Written problem: Pictures aside, write out every record exactly as it appears.

Raw records:
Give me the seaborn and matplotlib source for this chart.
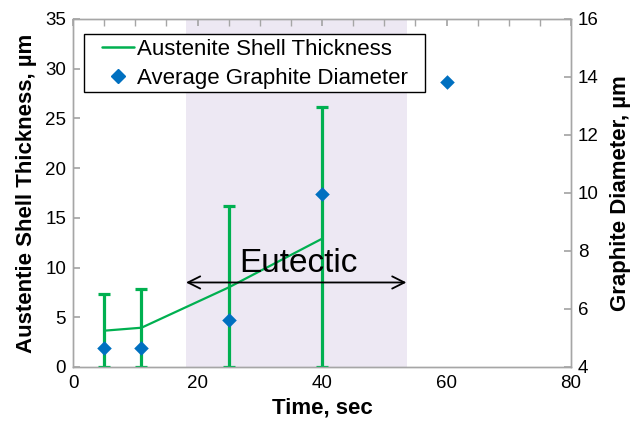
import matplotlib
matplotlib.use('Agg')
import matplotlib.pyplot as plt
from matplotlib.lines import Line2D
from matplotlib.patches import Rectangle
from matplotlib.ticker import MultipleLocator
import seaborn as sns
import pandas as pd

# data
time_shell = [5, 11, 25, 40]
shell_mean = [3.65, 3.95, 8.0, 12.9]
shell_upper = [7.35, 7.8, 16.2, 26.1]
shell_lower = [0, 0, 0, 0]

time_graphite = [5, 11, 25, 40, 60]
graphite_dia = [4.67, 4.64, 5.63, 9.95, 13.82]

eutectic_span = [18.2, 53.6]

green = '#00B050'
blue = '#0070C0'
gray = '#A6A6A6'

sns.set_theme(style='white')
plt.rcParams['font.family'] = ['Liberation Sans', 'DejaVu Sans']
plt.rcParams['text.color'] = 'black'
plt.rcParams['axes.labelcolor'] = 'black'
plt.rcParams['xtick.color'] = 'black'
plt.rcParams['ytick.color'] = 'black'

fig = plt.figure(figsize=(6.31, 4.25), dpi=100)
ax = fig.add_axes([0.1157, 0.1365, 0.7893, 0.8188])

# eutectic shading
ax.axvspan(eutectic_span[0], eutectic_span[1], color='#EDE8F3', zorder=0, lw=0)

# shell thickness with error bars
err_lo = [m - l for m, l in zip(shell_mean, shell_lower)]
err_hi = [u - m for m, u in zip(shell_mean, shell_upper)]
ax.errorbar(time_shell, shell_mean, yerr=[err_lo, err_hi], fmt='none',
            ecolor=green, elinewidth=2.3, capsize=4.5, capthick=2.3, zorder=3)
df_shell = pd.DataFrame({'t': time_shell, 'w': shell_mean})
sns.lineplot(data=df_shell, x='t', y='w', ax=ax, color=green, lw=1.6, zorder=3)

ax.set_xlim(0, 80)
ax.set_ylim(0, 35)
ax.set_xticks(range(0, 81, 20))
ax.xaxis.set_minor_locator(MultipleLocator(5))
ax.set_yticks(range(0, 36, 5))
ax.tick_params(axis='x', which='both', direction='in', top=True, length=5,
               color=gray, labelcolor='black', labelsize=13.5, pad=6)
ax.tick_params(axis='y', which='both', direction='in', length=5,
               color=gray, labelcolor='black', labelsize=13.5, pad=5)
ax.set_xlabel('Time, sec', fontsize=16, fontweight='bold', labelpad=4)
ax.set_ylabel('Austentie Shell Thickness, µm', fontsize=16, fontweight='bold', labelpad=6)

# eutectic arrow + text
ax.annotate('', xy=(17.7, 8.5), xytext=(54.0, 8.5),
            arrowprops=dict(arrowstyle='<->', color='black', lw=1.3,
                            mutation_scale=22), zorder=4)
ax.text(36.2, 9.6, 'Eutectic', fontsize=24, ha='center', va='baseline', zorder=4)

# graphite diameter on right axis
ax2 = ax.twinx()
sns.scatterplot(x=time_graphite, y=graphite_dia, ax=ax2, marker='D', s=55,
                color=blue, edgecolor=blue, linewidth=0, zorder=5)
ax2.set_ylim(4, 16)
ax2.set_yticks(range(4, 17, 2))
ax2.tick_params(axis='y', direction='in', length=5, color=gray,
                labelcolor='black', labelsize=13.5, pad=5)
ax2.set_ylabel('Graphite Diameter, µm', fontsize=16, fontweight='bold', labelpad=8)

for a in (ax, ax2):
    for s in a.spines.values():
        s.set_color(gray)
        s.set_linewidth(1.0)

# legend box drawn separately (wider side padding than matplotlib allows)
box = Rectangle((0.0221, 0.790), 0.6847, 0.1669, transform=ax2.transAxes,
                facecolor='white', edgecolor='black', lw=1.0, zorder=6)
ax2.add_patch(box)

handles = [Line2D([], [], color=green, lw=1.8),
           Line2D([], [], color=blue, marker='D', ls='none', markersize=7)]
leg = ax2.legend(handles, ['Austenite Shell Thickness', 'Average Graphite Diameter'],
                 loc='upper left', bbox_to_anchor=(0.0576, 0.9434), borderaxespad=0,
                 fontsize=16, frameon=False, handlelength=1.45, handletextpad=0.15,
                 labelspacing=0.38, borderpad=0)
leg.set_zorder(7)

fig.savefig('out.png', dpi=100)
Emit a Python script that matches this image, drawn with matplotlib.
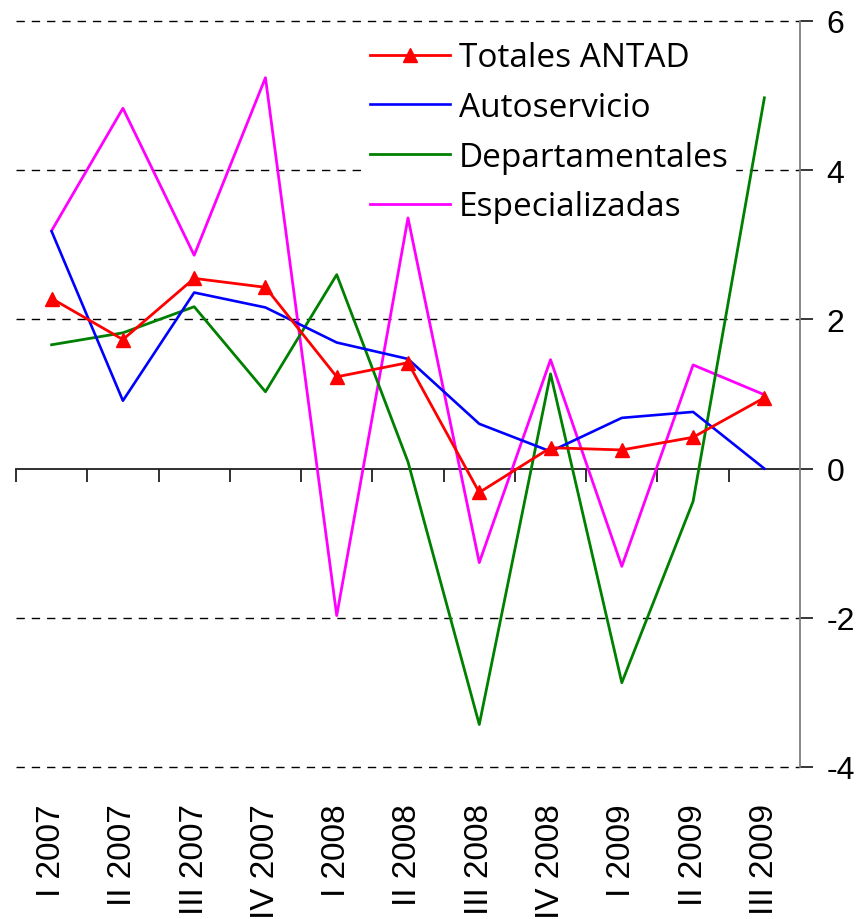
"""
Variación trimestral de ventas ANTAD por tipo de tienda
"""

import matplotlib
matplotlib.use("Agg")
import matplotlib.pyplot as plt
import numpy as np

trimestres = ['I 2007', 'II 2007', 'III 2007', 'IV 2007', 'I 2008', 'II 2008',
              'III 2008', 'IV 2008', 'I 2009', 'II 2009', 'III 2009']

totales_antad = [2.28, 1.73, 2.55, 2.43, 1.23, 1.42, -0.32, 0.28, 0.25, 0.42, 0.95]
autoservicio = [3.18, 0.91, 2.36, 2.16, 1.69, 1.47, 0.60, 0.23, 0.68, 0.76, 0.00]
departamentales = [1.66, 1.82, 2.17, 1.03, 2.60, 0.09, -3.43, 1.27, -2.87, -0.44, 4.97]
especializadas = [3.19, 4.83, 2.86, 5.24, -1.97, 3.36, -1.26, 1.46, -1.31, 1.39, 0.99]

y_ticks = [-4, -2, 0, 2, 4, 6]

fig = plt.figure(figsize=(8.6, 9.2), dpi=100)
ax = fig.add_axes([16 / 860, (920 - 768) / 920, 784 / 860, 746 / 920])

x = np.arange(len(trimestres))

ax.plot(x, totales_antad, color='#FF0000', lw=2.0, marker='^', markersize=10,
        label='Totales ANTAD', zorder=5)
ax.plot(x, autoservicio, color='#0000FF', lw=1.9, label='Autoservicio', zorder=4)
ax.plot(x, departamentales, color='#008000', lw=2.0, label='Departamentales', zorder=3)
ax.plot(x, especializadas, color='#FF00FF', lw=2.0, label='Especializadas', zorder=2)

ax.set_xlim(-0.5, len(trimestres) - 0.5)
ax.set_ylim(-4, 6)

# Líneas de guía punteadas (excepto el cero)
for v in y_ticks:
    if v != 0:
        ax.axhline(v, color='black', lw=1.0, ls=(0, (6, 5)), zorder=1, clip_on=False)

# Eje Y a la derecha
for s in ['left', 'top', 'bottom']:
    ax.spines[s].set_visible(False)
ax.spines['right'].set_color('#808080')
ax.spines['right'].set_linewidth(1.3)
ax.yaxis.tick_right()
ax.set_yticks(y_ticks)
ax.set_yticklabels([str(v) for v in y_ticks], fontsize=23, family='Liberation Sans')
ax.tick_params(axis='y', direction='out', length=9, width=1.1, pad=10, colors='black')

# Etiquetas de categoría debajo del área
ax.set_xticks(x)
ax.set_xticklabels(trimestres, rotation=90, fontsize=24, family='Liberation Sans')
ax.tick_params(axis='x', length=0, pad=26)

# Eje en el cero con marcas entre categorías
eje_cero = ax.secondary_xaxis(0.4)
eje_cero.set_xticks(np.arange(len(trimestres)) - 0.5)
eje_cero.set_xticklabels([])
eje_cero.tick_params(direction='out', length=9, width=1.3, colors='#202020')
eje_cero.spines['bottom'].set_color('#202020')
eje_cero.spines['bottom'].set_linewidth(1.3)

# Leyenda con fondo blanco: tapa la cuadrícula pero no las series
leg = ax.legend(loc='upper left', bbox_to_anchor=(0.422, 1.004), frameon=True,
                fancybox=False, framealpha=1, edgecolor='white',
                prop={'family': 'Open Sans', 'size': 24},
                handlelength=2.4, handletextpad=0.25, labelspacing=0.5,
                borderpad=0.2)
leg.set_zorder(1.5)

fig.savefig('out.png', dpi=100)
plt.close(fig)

Final answer:
Give me the seaborn and matplotlib source for this chart.
import matplotlib
matplotlib.use('Agg')
import matplotlib.pyplot as plt
from matplotlib.lines import Line2D
from matplotlib.patches import Rectangle
from matplotlib.ticker import MultipleLocator
import seaborn as sns
import pandas as pd

# data
time_shell = [5, 11, 25, 40]
shell_mean = [3.65, 3.95, 8.0, 12.9]
shell_upper = [7.35, 7.8, 16.2, 26.1]
shell_lower = [0, 0, 0, 0]

time_graphite = [5, 11, 25, 40, 60]
graphite_dia = [4.67, 4.64, 5.63, 9.95, 13.82]

eutectic_span = [18.2, 53.6]

green = '#00B050'
blue = '#0070C0'
gray = '#A6A6A6'

sns.set_theme(style='white')
plt.rcParams['font.family'] = ['Liberation Sans', 'DejaVu Sans']
plt.rcParams['text.color'] = 'black'
plt.rcParams['axes.labelcolor'] = 'black'
plt.rcParams['xtick.color'] = 'black'
plt.rcParams['ytick.color'] = 'black'

fig = plt.figure(figsize=(6.31, 4.25), dpi=100)
ax = fig.add_axes([0.1157, 0.1365, 0.7893, 0.8188])

# eutectic shading
ax.axvspan(eutectic_span[0], eutectic_span[1], color='#EDE8F3', zorder=0, lw=0)

# shell thickness with error bars
err_lo = [m - l for m, l in zip(shell_mean, shell_lower)]
err_hi = [u - m for m, u in zip(shell_mean, shell_upper)]
ax.errorbar(time_shell, shell_mean, yerr=[err_lo, err_hi], fmt='none',
            ecolor=green, elinewidth=2.3, capsize=4.5, capthick=2.3, zorder=3)
df_shell = pd.DataFrame({'t': time_shell, 'w': shell_mean})
sns.lineplot(data=df_shell, x='t', y='w', ax=ax, color=green, lw=1.6, zorder=3)

ax.set_xlim(0, 80)
ax.set_ylim(0, 35)
ax.set_xticks(range(0, 81, 20))
ax.xaxis.set_minor_locator(MultipleLocator(5))
ax.set_yticks(range(0, 36, 5))
ax.tick_params(axis='x', which='both', direction='in', top=True, length=5,
               color=gray, labelcolor='black', labelsize=13.5, pad=6)
ax.tick_params(axis='y', which='both', direction='in', length=5,
               color=gray, labelcolor='black', labelsize=13.5, pad=5)
ax.set_xlabel('Time, sec', fontsize=16, fontweight='bold', labelpad=4)
ax.set_ylabel('Austentie Shell Thickness, µm', fontsize=16, fontweight='bold', labelpad=6)

# eutectic arrow + text
ax.annotate('', xy=(17.7, 8.5), xytext=(54.0, 8.5),
            arrowprops=dict(arrowstyle='<->', color='black', lw=1.3,
                            mutation_scale=22), zorder=4)
ax.text(36.2, 9.6, 'Eutectic', fontsize=24, ha='center', va='baseline', zorder=4)

# graphite diameter on right axis
ax2 = ax.twinx()
sns.scatterplot(x=time_graphite, y=graphite_dia, ax=ax2, marker='D', s=55,
                color=blue, edgecolor=blue, linewidth=0, zorder=5)
ax2.set_ylim(4, 16)
ax2.set_yticks(range(4, 17, 2))
ax2.tick_params(axis='y', direction='in', length=5, color=gray,
                labelcolor='black', labelsize=13.5, pad=5)
ax2.set_ylabel('Graphite Diameter, µm', fontsize=16, fontweight='bold', labelpad=8)

for a in (ax, ax2):
    for s in a.spines.values():
        s.set_color(gray)
        s.set_linewidth(1.0)

# legend box drawn separately (wider side padding than matplotlib allows)
box = Rectangle((0.0221, 0.790), 0.6847, 0.1669, transform=ax2.transAxes,
                facecolor='white', edgecolor='black', lw=1.0, zorder=6)
ax2.add_patch(box)

handles = [Line2D([], [], color=green, lw=1.8),
           Line2D([], [], color=blue, marker='D', ls='none', markersize=7)]
leg = ax2.legend(handles, ['Austenite Shell Thickness', 'Average Graphite Diameter'],
                 loc='upper left', bbox_to_anchor=(0.0576, 0.9434), borderaxespad=0,
                 fontsize=16, frameon=False, handlelength=1.45, handletextpad=0.15,
                 labelspacing=0.38, borderpad=0)
leg.set_zorder(7)

fig.savefig('out.png', dpi=100)
Emit a Python script that matches this image, drawn with matplotlib.
"""
Variación trimestral de ventas ANTAD por tipo de tienda
"""

import matplotlib
matplotlib.use("Agg")
import matplotlib.pyplot as plt
import numpy as np

trimestres = ['I 2007', 'II 2007', 'III 2007', 'IV 2007', 'I 2008', 'II 2008',
              'III 2008', 'IV 2008', 'I 2009', 'II 2009', 'III 2009']

totales_antad = [2.28, 1.73, 2.55, 2.43, 1.23, 1.42, -0.32, 0.28, 0.25, 0.42, 0.95]
autoservicio = [3.18, 0.91, 2.36, 2.16, 1.69, 1.47, 0.60, 0.23, 0.68, 0.76, 0.00]
departamentales = [1.66, 1.82, 2.17, 1.03, 2.60, 0.09, -3.43, 1.27, -2.87, -0.44, 4.97]
especializadas = [3.19, 4.83, 2.86, 5.24, -1.97, 3.36, -1.26, 1.46, -1.31, 1.39, 0.99]

y_ticks = [-4, -2, 0, 2, 4, 6]

fig = plt.figure(figsize=(8.6, 9.2), dpi=100)
ax = fig.add_axes([16 / 860, (920 - 768) / 920, 784 / 860, 746 / 920])

x = np.arange(len(trimestres))

ax.plot(x, totales_antad, color='#FF0000', lw=2.0, marker='^', markersize=10,
        label='Totales ANTAD', zorder=5)
ax.plot(x, autoservicio, color='#0000FF', lw=1.9, label='Autoservicio', zorder=4)
ax.plot(x, departamentales, color='#008000', lw=2.0, label='Departamentales', zorder=3)
ax.plot(x, especializadas, color='#FF00FF', lw=2.0, label='Especializadas', zorder=2)

ax.set_xlim(-0.5, len(trimestres) - 0.5)
ax.set_ylim(-4, 6)

# Líneas de guía punteadas (excepto el cero)
for v in y_ticks:
    if v != 0:
        ax.axhline(v, color='black', lw=1.0, ls=(0, (6, 5)), zorder=1, clip_on=False)

# Eje Y a la derecha
for s in ['left', 'top', 'bottom']:
    ax.spines[s].set_visible(False)
ax.spines['right'].set_color('#808080')
ax.spines['right'].set_linewidth(1.3)
ax.yaxis.tick_right()
ax.set_yticks(y_ticks)
ax.set_yticklabels([str(v) for v in y_ticks], fontsize=23, family='Liberation Sans')
ax.tick_params(axis='y', direction='out', length=9, width=1.1, pad=10, colors='black')

# Etiquetas de categoría debajo del área
ax.set_xticks(x)
ax.set_xticklabels(trimestres, rotation=90, fontsize=24, family='Liberation Sans')
ax.tick_params(axis='x', length=0, pad=26)

# Eje en el cero con marcas entre categorías
eje_cero = ax.secondary_xaxis(0.4)
eje_cero.set_xticks(np.arange(len(trimestres)) - 0.5)
eje_cero.set_xticklabels([])
eje_cero.tick_params(direction='out', length=9, width=1.3, colors='#202020')
eje_cero.spines['bottom'].set_color('#202020')
eje_cero.spines['bottom'].set_linewidth(1.3)

# Leyenda con fondo blanco: tapa la cuadrícula pero no las series
leg = ax.legend(loc='upper left', bbox_to_anchor=(0.422, 1.004), frameon=True,
                fancybox=False, framealpha=1, edgecolor='white',
                prop={'family': 'Open Sans', 'size': 24},
                handlelength=2.4, handletextpad=0.25, labelspacing=0.5,
                borderpad=0.2)
leg.set_zorder(1.5)

fig.savefig('out.png', dpi=100)
plt.close(fig)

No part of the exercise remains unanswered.